In Congo, five years of fighting that came to be called Africa's world war appeared to have ended after claiming, it is now estimated, more than 5 million lives - more than any war since World War II. But the peace was fragile and the country in ruins.

In Sudan, a 21-year civil war between the Muslim-dominated government in the north and the mostly Christian and animist south was grinding on despite some strides toward peace. In Zimbabwe, Robert Mugabe's increasingly authoritarian rule was impoverishing the population and causing deadly unrest. Talk of a brutal civil war in Liberia, led then by dictator Charles Taylor, intruded the most on Bush's travels.

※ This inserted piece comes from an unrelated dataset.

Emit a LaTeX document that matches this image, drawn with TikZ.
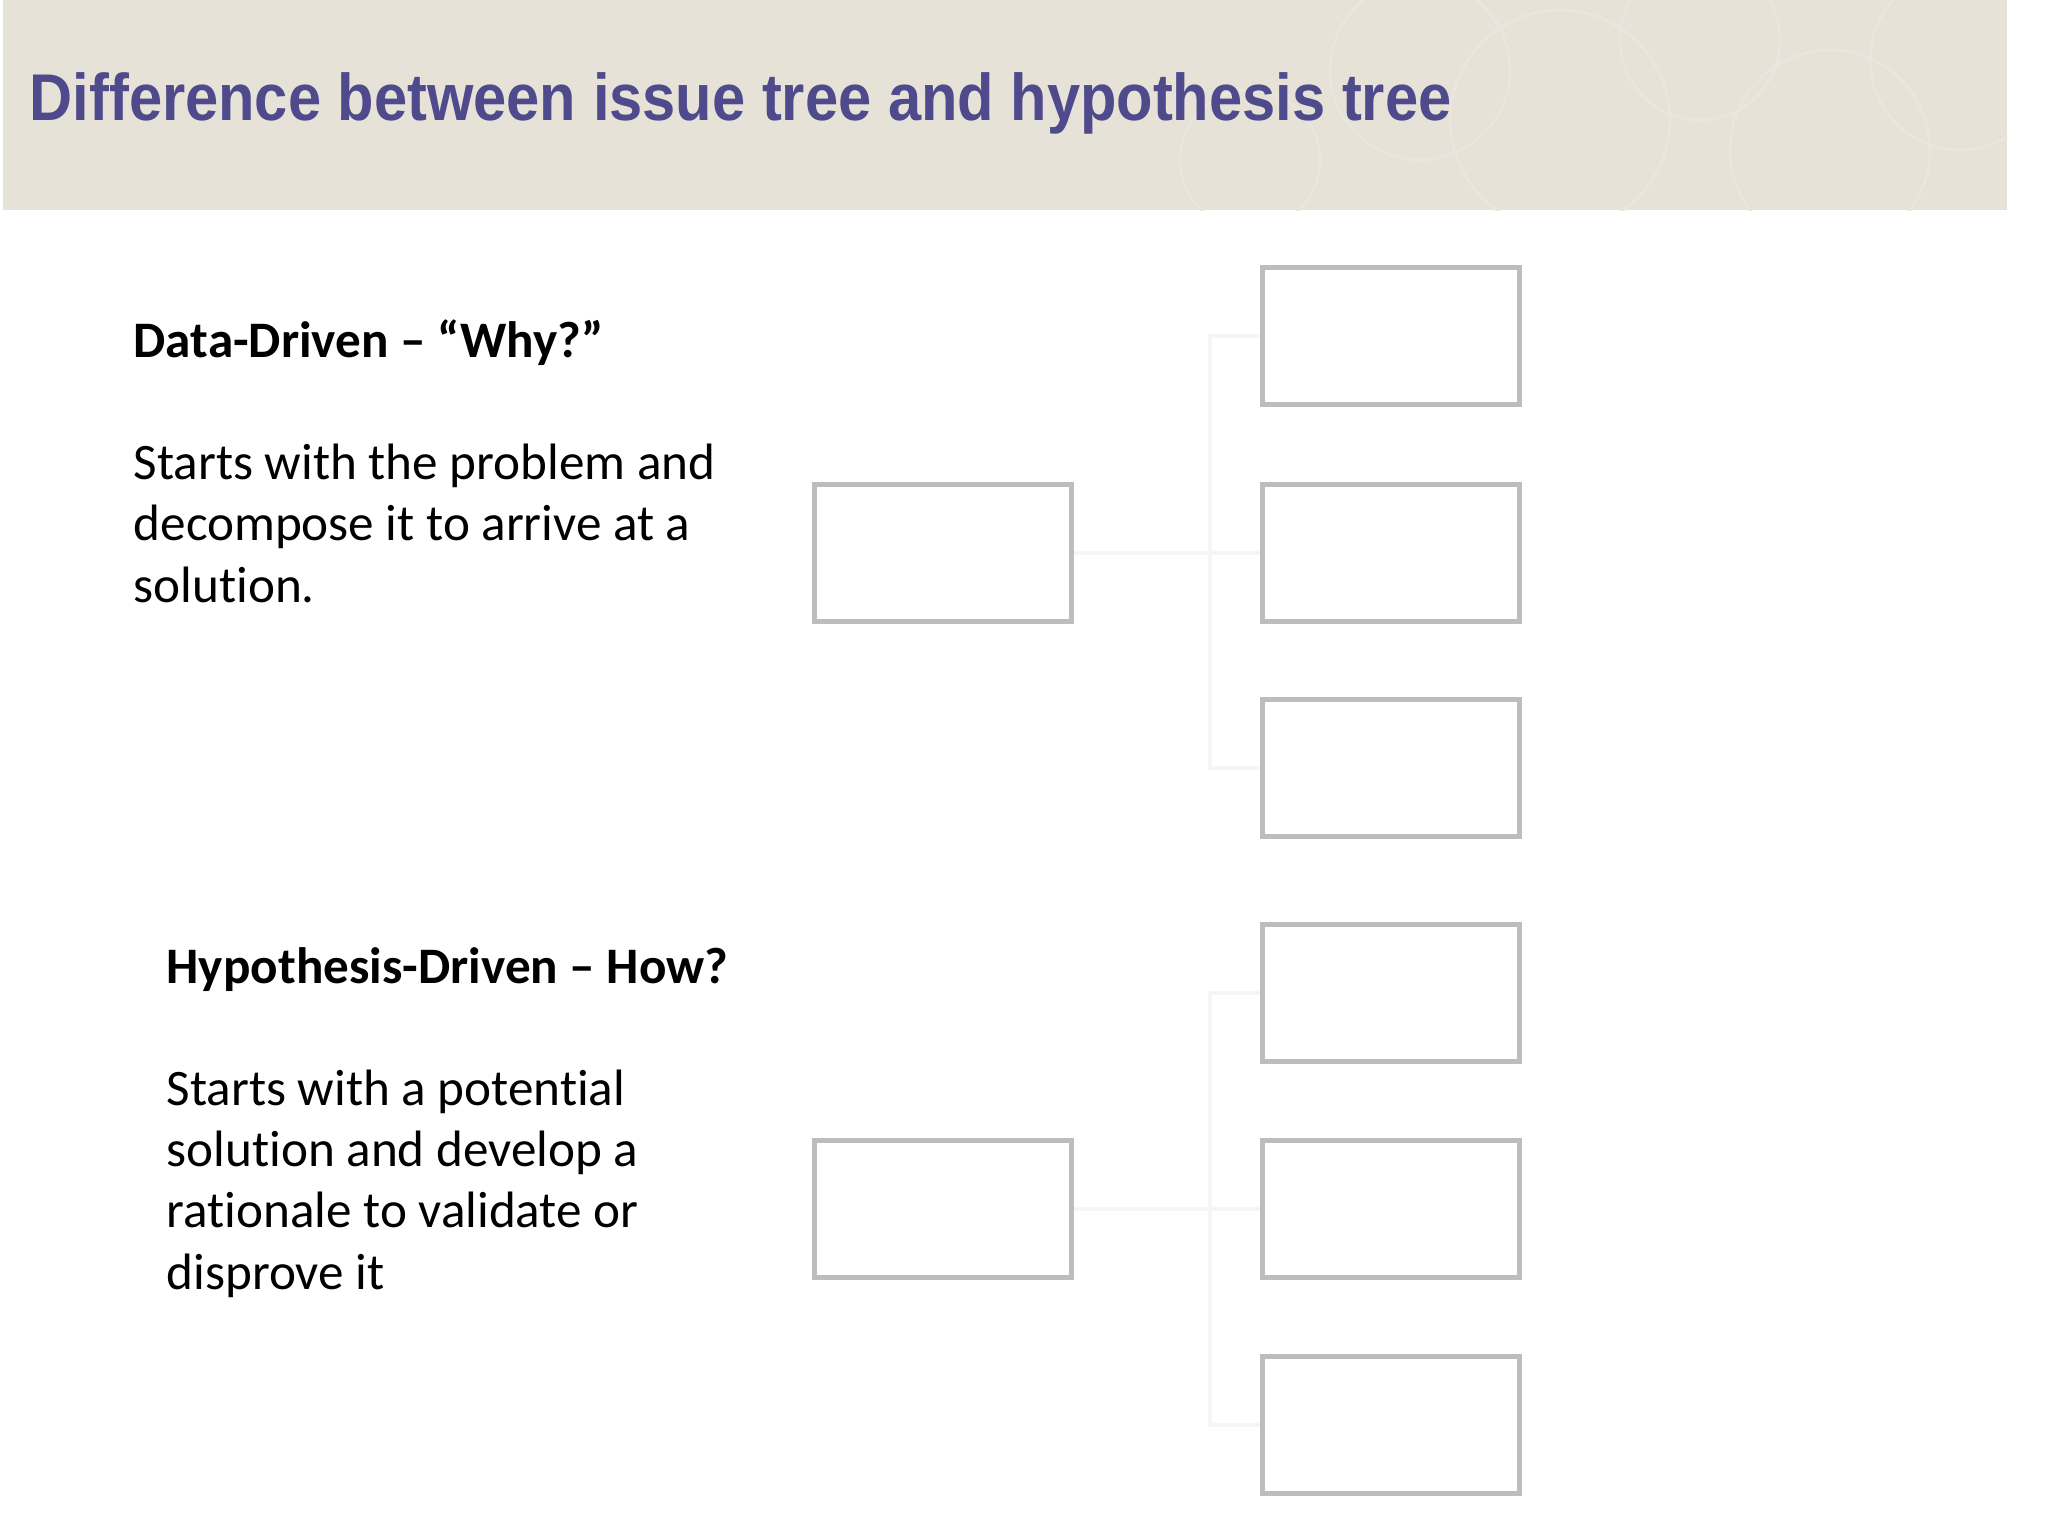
\documentclass[tikz,border=0pt]{standalone}
\usepackage{fontspec}
\setmainfont{Carlito}[Ligatures=NoCommon]
\newfontfamily\titlefont{Liberation Sans}
\usepackage{xcolor}
\usepackage{graphicx}
\usepackage{tikz}

\definecolor{headbg}{RGB}{230,226,216}
\definecolor{headring}{RGB}{233,230,221}
\definecolor{titleblue}{RGB}{79,74,140}
\definecolor{boxgray}{RGB}{189,188,191}
\definecolor{linkwhite}{RGB}{246,245,248}

\begin{document}
\begin{tikzpicture}[x=0.01cm, y=-0.01cm,
    leaf/.style={draw=boxgray, line width=1.4pt, fill=white, rectangle,
                 minimum width=2.57cm, minimum height=1.37cm, inner sep=0pt},
    link/.style={draw=linkwhite, line width=1.1pt},
    txt/.style={anchor=base west, align=left, inner sep=0pt,
                font=\fontsize{14.55}{17.4}\selectfont}]

            % page and header band
            \fill[white] (0,0) rectangle (2048,1536);
            \useasboundingbox (0,0) rectangle (2048,1536);
            \fill[headbg] (3,0) rectangle (2007,210);
            \begin{scope}
                \clip (3,0) rectangle (2007,210);
                \draw[headring, line width=0.8pt] (1420,70) circle (90);
                \draw[headring, line width=0.8pt] (1560,120) circle (110);
                \draw[headring, line width=0.8pt] (1700,40) circle (80);
                \draw[headring, line width=0.8pt] (1830,150) circle (100);
                \draw[headring, line width=0.8pt] (1960,60) circle (90);
                \draw[headring, line width=0.8pt] (1250,160) circle (70);
            \end{scope}
            \node[anchor=base west, inner sep=0pt, text=titleblue,
                  font=\titlefont\bfseries\fontsize{18.8}{22}\selectfont] (title) at (29,120)
                {\scalebox{0.902}[1]{Difference between issue tree and hypothesis tree}};

            % issue tree
            \node[txt] (dhead) at (133,357) {\textbf{Data-Driven – “Why?”}};
            \node[txt] (dtext) at (133,602) {Starts with the problem and\\decompose it to arrive at a\\solution.};

            \node[leaf] (issue) at (943,553) {};
            \node[leaf] (i1) at (1391,336) {};
            \node[leaf] (i2) at (1391,553) {};
            \node[leaf] (i3) at (1391,768) {};

            \draw[link] (issue.east) -- (i2.west);
            \draw[link] (i1.west) -- ++(-50,0) |- (i3.west);

            % hypothesis tree
            \node[txt] (hhead) at (166,983) {\textbf{Hypothesis-Driven – How?}};
            \node[txt] (htext) at (166,1289) {Starts with a potential\\solution and develop a\\rationale to validate or\\disprove it};

            \node[leaf] (hyp) at (943,1209) {};
            \node[leaf] (h1) at (1391,993) {};
            \node[leaf] (h2) at (1391,1209) {};
            \node[leaf] (h3) at (1391,1425) {};

            \draw[link] (hyp.east) -- (h2.west);
            \draw[link] (h1.west) -- ++(-50,0) |- (h3.west);
\end{tikzpicture}
\end{document}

Of all those nations, the president goes back to Africa now with only Liberia emerged - though not healed - from its strife. There also are a host of new problems.

Of particular concern is Kenya, once viewed as one of Africa's most stable countries but now possibly on the brink of disaster. Disputed elections in December ignited fighting between supporters of the government and main opposition party that is fueled by fierce ethnic tensions.

The 2005 peace accord that ended Sudan's north-south conflict is feared to be in danger of collapsing, while the western Darfur region has seen five years of atrocities that Bush calls genocide.